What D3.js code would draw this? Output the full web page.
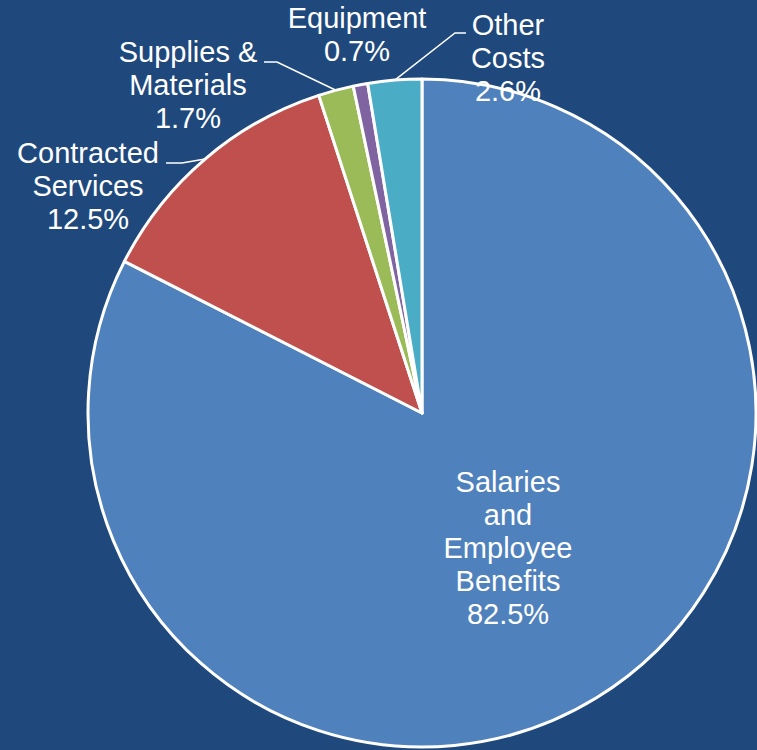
<!DOCTYPE html>
<html>

<head>
    <meta charset="utf-8">
    <title>Expenditures by Category</title>
    <script src="https://d3js.org/d3.v7.min.js"></script>
    <style>
        body {
            margin: 0;
            background: #1f497d;
        }

        .label {
            font-family: "Liberation Sans", Arial, sans-serif;
            font-size: 29px;
            fill: #fff;
            text-anchor: middle;
        }

        .leader {
            stroke: #fff;
            stroke-width: 1.5px;
            fill: none;
        }
    </style>
</head>

<body>
    <svg width="757" height="750"></svg>
    <script>
        // Data
        var categories = [
            "Salaries\nand\nEmployee\nBenefits",
            "Contracted\nServices",
            "Supplies &\nMaterials",
            "Equipment",
            "Other\nCosts"
        ];
        var values = [82.5, 12.5, 1.7, 0.7, 2.6];
        var colors = ["#4f81bd", "#c0504d", "#9bbb59", "#8064a2", "#4bacc6"];

        // Label layout: centre x, first baseline y, optional leader (elbow, end)
        var labelLayout = [
            { x: 508, y: 492, leader: null },
            { x: 88, y: 163, leader: [[182, 163], [166, 163]] },
            { x: 188, y: 62, leader: [[277, 62], [264, 62]] },
            { x: 357, y: 28, leader: null },
            { x: 508, y: 35, leader: [[455, 33], [466, 33]] }
        ];

        var svg = d3.select("svg"),
            width = +svg.attr("width"),
            height = +svg.attr("height");

        svg.append("rect")
            .attr("width", width)
            .attr("height", height)
            .attr("fill", "#1f497d");

        var cx = 422, cy = 413, r = 334, lineH = 33;

        var pie = d3.pie().sort(null);
        var arcs = pie(values);

        var arc = d3.arc().innerRadius(0).outerRadius(r);
        var edge = d3.arc().innerRadius(r).outerRadius(r);

        var g = svg.append("g")
            .attr("transform", `translate(${cx},${cy})`);

        g.selectAll("path.slice")
            .data(arcs)
            .enter().append("path")
            .attr("class", "slice")
            .attr("d", arc)
            .attr("fill", (d, i) => colors[i])
            .attr("stroke", "#fff")
            .attr("stroke-width", 3)
            .attr("stroke-linejoin", "round");

        // Leader lines from slice edge to label
        arcs.forEach((d, i) => {
            var lay = labelLayout[i];
            if (!lay.leader) return;
            var p = edge.centroid(d);
            var pts = [[p[0] + cx, p[1] + cy]].concat(lay.leader);
            svg.append("path")
                .attr("class", "leader")
                .attr("d", d3.line()(pts));
        });

        // Labels
        var fmt = d3.format(".1f");
        arcs.forEach((d, i) => {
            var lay = labelLayout[i];
            var lines = categories[i].split("\n").concat([fmt(values[i]) + "%"]);
            var t = svg.append("text")
                .attr("class", "label")
                .attr("x", lay.x)
                .attr("y", lay.y);
            lines.forEach((s, j) => {
                t.append("tspan")
                    .attr("x", lay.x)
                    .attr("dy", j === 0 ? 0 : lineH)
                    .text(s);
            });
        });
    </script>
</body>

</html>
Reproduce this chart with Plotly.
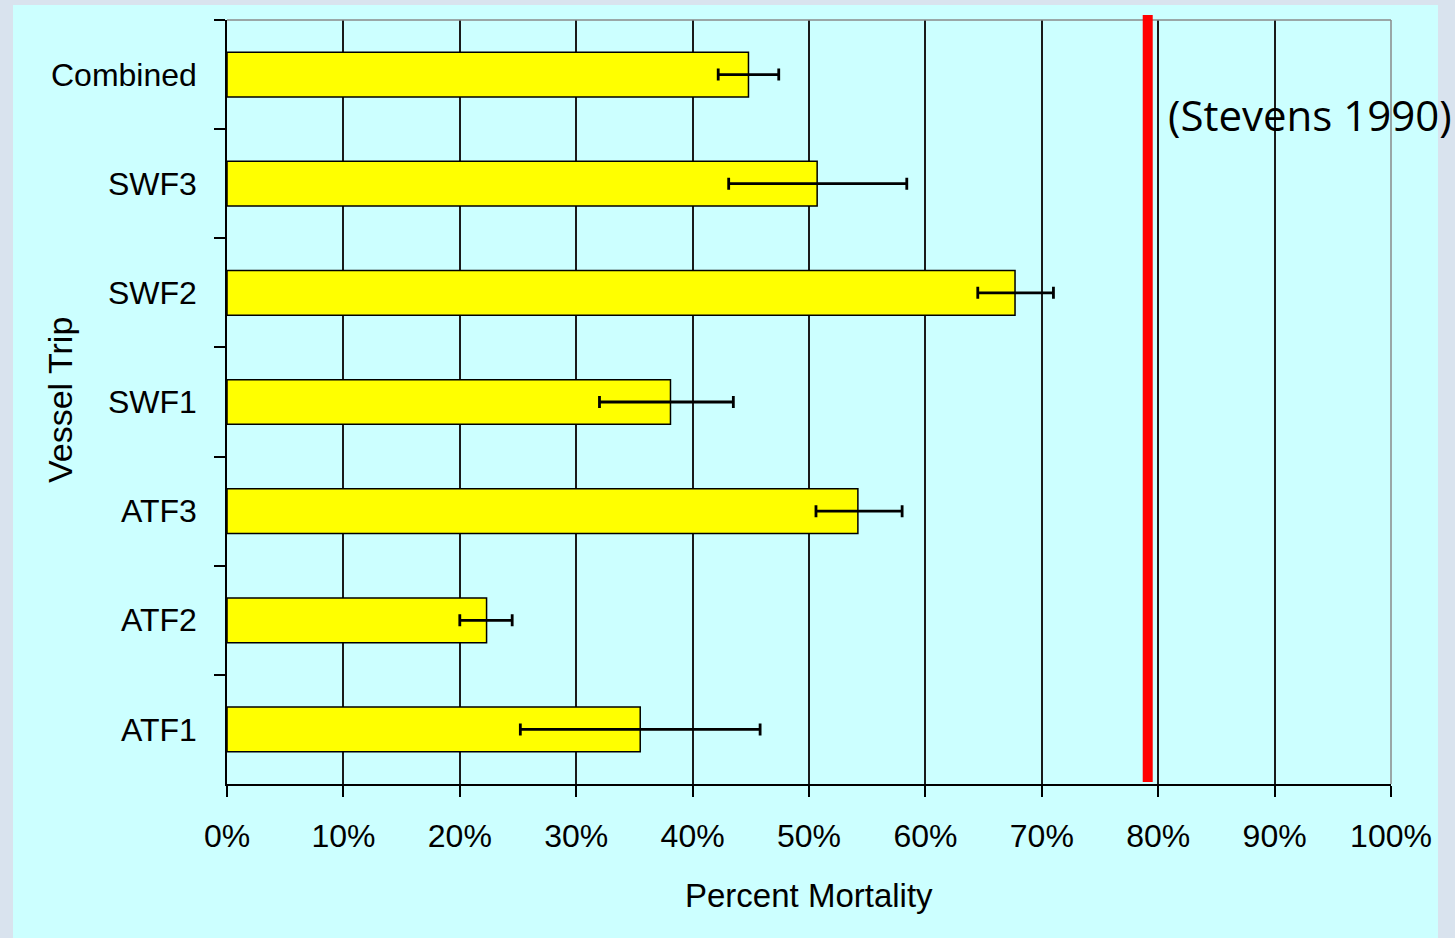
import plotly.graph_objects as go

# ---- data ----
categories = ["Combined", "SWF3", "SWF2", "SWF1", "ATF3", "ATF2", "ATF1"]
mortality = [44.8, 50.7, 67.7, 38.1, 54.2, 22.3, 35.5]
err_plus = [2.6, 7.7, 3.3, 5.4, 3.8, 2.2, 10.3]
err_minus = [2.6, 7.6, 3.2, 6.1, 3.6, 2.3, 10.3]
x_ticks = [0, 10, 20, 30, 40, 50, 60, 70, 80, 90, 100]
x_ticktext = [f"{v}%" for v in x_ticks]
stevens_value = 79.1
stevens_label = "(Stevens 1990)"
x_title = "Percent Mortality"
y_title = "Vessel Trip"

FONT = "Liberation Sans, Arial, sans-serif"

fig = go.Figure()
fig.add_trace(go.Bar(
    y=categories,
    x=mortality,
    orientation="h",
    marker=dict(color="#FFFF00", line=dict(color="#000000", width=1.5)),
    error_x=dict(type="data", symmetric=False, array=err_plus, arrayminus=err_minus,
                 color="#000000", thickness=2.8, width=6),
    showlegend=False,
    hoverinfo="x+y",
))

W, H = 1455, 938
L, R, T, B = 227, 64, 20, 154

def px_x(p):
    return (p - L) / (W - L - R)

def px_y(p):
    return (H - B - p) / (H - T - B)

shapes = [
    # cyan panel over the grey textured border
    dict(type="rect", xref="paper", yref="paper",
         x0=px_x(13), x1=px_x(1438), y0=px_y(940), y1=px_y(5),
         fillcolor="#CCFFFF", line=dict(width=0), layer="below"),
    # top and right frame
    dict(type="line", xref="paper", yref="paper", x0=0, x1=1, y0=1, y1=1,
         line=dict(color="#8a8a8a", width=1.5), layer="above"),
    dict(type="line", xref="paper", yref="paper", x0=1, x1=1, y0=0, y1=1,
         line=dict(color="#8a8a8a", width=1.5), layer="above"),
    # Stevens reference line
    dict(type="line", xref="x", yref="paper", x0=stevens_value, x1=stevens_value,
         y0=px_y(782), y1=px_y(15), line=dict(color="#FF0000", width=10), layer="above"),
]

annotations = [
    dict(text=stevens_label, xref="paper", yref="paper", x=px_x(1166), y=px_y(115),
         xanchor="left", yanchor="middle", showarrow=False,
         font=dict(family="Open Sans, sans-serif", size=42, color="#000000")),
    dict(text=x_title, xref="paper", yref="paper", x=0.5, y=px_y(895),
         xanchor="center", yanchor="middle", showarrow=False,
         font=dict(family=FONT, size=33, color="#000000")),
    dict(text=y_title, xref="paper", yref="paper", x=px_x(60), y=px_y(400),
         xanchor="center", yanchor="middle", showarrow=False, textangle=-90,
         font=dict(family=FONT, size=34, color="#000000")),
]

fig.update_layout(
    width=W, height=H,
    margin=dict(l=L, r=R, t=T, b=B, pad=0),
    paper_bgcolor="#d9e3ee",
    plot_bgcolor="#CCFFFF",
    bargap=0.59,
    shapes=shapes,
    annotations=annotations,
    font=dict(family=FONT, size=32, color="#000000"),
    xaxis=dict(
        range=[0, 100], tickmode="array", tickvals=x_ticks, ticktext=x_ticktext,
        showgrid=True, gridcolor="#1a1a1a", gridwidth=1.5,
        showline=True, linecolor="#000000", linewidth=1.5,
        ticks="outside", ticklen=11, tickwidth=1.5, tickcolor="#000000",
        tickfont=dict(family=FONT, size=32, color="#000000"),
        zeroline=False, ticklabelstandoff=12, fixedrange=True,
    ),
    yaxis=dict(
        type="category", categoryorder="array", categoryarray=categories,
        autorange="reversed",
        showgrid=False, showline=True, linecolor="#000000", linewidth=1.5,
        ticks="outside", tickson="boundaries", ticklen=11, tickwidth=1.5, tickcolor="#000000",
        tickfont=dict(family=FONT, size=32, color="#000000"),
        ticklabelstandoff=22, zeroline=False, fixedrange=True,
    ),
)

fig.write_html(
    "out.html",
    config={"displayModeBar": False},
    post_script="document.body.style.margin='0';document.body.style.overflow='hidden';",
)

__________

Skip the pictures and transcribe the rest of the records exactly.

What D3.js code would draw this? Output the full web page.
<!DOCTYPE html>
<html>

<head>
    <meta charset="utf-8">
    <title>Expenditures by Category</title>
    <script src="https://d3js.org/d3.v7.min.js"></script>
    <style>
        body {
            margin: 0;
            background: #1f497d;
        }

        .label {
            font-family: "Liberation Sans", Arial, sans-serif;
            font-size: 29px;
            fill: #fff;
            text-anchor: middle;
        }

        .leader {
            stroke: #fff;
            stroke-width: 1.5px;
            fill: none;
        }
    </style>
</head>

<body>
    <svg width="757" height="750"></svg>
    <script>
        // Data
        var categories = [
            "Salaries\nand\nEmployee\nBenefits",
            "Contracted\nServices",
            "Supplies &\nMaterials",
            "Equipment",
            "Other\nCosts"
        ];
        var values = [82.5, 12.5, 1.7, 0.7, 2.6];
        var colors = ["#4f81bd", "#c0504d", "#9bbb59", "#8064a2", "#4bacc6"];

        // Label layout: centre x, first baseline y, optional leader (elbow, end)
        var labelLayout = [
            { x: 508, y: 492, leader: null },
            { x: 88, y: 163, leader: [[182, 163], [166, 163]] },
            { x: 188, y: 62, leader: [[277, 62], [264, 62]] },
            { x: 357, y: 28, leader: null },
            { x: 508, y: 35, leader: [[455, 33], [466, 33]] }
        ];

        var svg = d3.select("svg"),
            width = +svg.attr("width"),
            height = +svg.attr("height");

        svg.append("rect")
            .attr("width", width)
            .attr("height", height)
            .attr("fill", "#1f497d");

        var cx = 422, cy = 413, r = 334, lineH = 33;

        var pie = d3.pie().sort(null);
        var arcs = pie(values);

        var arc = d3.arc().innerRadius(0).outerRadius(r);
        var edge = d3.arc().innerRadius(r).outerRadius(r);

        var g = svg.append("g")
            .attr("transform", `translate(${cx},${cy})`);

        g.selectAll("path.slice")
            .data(arcs)
            .enter().append("path")
            .attr("class", "slice")
            .attr("d", arc)
            .attr("fill", (d, i) => colors[i])
            .attr("stroke", "#fff")
            .attr("stroke-width", 3)
            .attr("stroke-linejoin", "round");

        // Leader lines from slice edge to label
        arcs.forEach((d, i) => {
            var lay = labelLayout[i];
            if (!lay.leader) return;
            var p = edge.centroid(d);
            var pts = [[p[0] + cx, p[1] + cy]].concat(lay.leader);
            svg.append("path")
                .attr("class", "leader")
                .attr("d", d3.line()(pts));
        });

        // Labels
        var fmt = d3.format(".1f");
        arcs.forEach((d, i) => {
            var lay = labelLayout[i];
            var lines = categories[i].split("\n").concat([fmt(values[i]) + "%"]);
            var t = svg.append("text")
                .attr("class", "label")
                .attr("x", lay.x)
                .attr("y", lay.y);
            lines.forEach((s, j) => {
                t.append("tspan")
                    .attr("x", lay.x)
                    .attr("dy", j === 0 ? 0 : lineH)
                    .text(s);
            });
        });
    </script>
</body>

</html>
Reproduce this chart with Plotly.
import plotly.graph_objects as go

# ---- data ----
categories = ["Combined", "SWF3", "SWF2", "SWF1", "ATF3", "ATF2", "ATF1"]
mortality = [44.8, 50.7, 67.7, 38.1, 54.2, 22.3, 35.5]
err_plus = [2.6, 7.7, 3.3, 5.4, 3.8, 2.2, 10.3]
err_minus = [2.6, 7.6, 3.2, 6.1, 3.6, 2.3, 10.3]
x_ticks = [0, 10, 20, 30, 40, 50, 60, 70, 80, 90, 100]
x_ticktext = [f"{v}%" for v in x_ticks]
stevens_value = 79.1
stevens_label = "(Stevens 1990)"
x_title = "Percent Mortality"
y_title = "Vessel Trip"

FONT = "Liberation Sans, Arial, sans-serif"

fig = go.Figure()
fig.add_trace(go.Bar(
    y=categories,
    x=mortality,
    orientation="h",
    marker=dict(color="#FFFF00", line=dict(color="#000000", width=1.5)),
    error_x=dict(type="data", symmetric=False, array=err_plus, arrayminus=err_minus,
                 color="#000000", thickness=2.8, width=6),
    showlegend=False,
    hoverinfo="x+y",
))

W, H = 1455, 938
L, R, T, B = 227, 64, 20, 154

def px_x(p):
    return (p - L) / (W - L - R)

def px_y(p):
    return (H - B - p) / (H - T - B)

shapes = [
    # cyan panel over the grey textured border
    dict(type="rect", xref="paper", yref="paper",
         x0=px_x(13), x1=px_x(1438), y0=px_y(940), y1=px_y(5),
         fillcolor="#CCFFFF", line=dict(width=0), layer="below"),
    # top and right frame
    dict(type="line", xref="paper", yref="paper", x0=0, x1=1, y0=1, y1=1,
         line=dict(color="#8a8a8a", width=1.5), layer="above"),
    dict(type="line", xref="paper", yref="paper", x0=1, x1=1, y0=0, y1=1,
         line=dict(color="#8a8a8a", width=1.5), layer="above"),
    # Stevens reference line
    dict(type="line", xref="x", yref="paper", x0=stevens_value, x1=stevens_value,
         y0=px_y(782), y1=px_y(15), line=dict(color="#FF0000", width=10), layer="above"),
]

annotations = [
    dict(text=stevens_label, xref="paper", yref="paper", x=px_x(1166), y=px_y(115),
         xanchor="left", yanchor="middle", showarrow=False,
         font=dict(family="Open Sans, sans-serif", size=42, color="#000000")),
    dict(text=x_title, xref="paper", yref="paper", x=0.5, y=px_y(895),
         xanchor="center", yanchor="middle", showarrow=False,
         font=dict(family=FONT, size=33, color="#000000")),
    dict(text=y_title, xref="paper", yref="paper", x=px_x(60), y=px_y(400),
         xanchor="center", yanchor="middle", showarrow=False, textangle=-90,
         font=dict(family=FONT, size=34, color="#000000")),
]

fig.update_layout(
    width=W, height=H,
    margin=dict(l=L, r=R, t=T, b=B, pad=0),
    paper_bgcolor="#d9e3ee",
    plot_bgcolor="#CCFFFF",
    bargap=0.59,
    shapes=shapes,
    annotations=annotations,
    font=dict(family=FONT, size=32, color="#000000"),
    xaxis=dict(
        range=[0, 100], tickmode="array", tickvals=x_ticks, ticktext=x_ticktext,
        showgrid=True, gridcolor="#1a1a1a", gridwidth=1.5,
        showline=True, linecolor="#000000", linewidth=1.5,
        ticks="outside", ticklen=11, tickwidth=1.5, tickcolor="#000000",
        tickfont=dict(family=FONT, size=32, color="#000000"),
        zeroline=False, ticklabelstandoff=12, fixedrange=True,
    ),
    yaxis=dict(
        type="category", categoryorder="array", categoryarray=categories,
        autorange="reversed",
        showgrid=False, showline=True, linecolor="#000000", linewidth=1.5,
        ticks="outside", tickson="boundaries", ticklen=11, tickwidth=1.5, tickcolor="#000000",
        tickfont=dict(family=FONT, size=32, color="#000000"),
        ticklabelstandoff=22, zeroline=False, fixedrange=True,
    ),
)

fig.write_html(
    "out.html",
    config={"displayModeBar": False},
    post_script="document.body.style.margin='0';document.body.style.overflow='hidden';",
)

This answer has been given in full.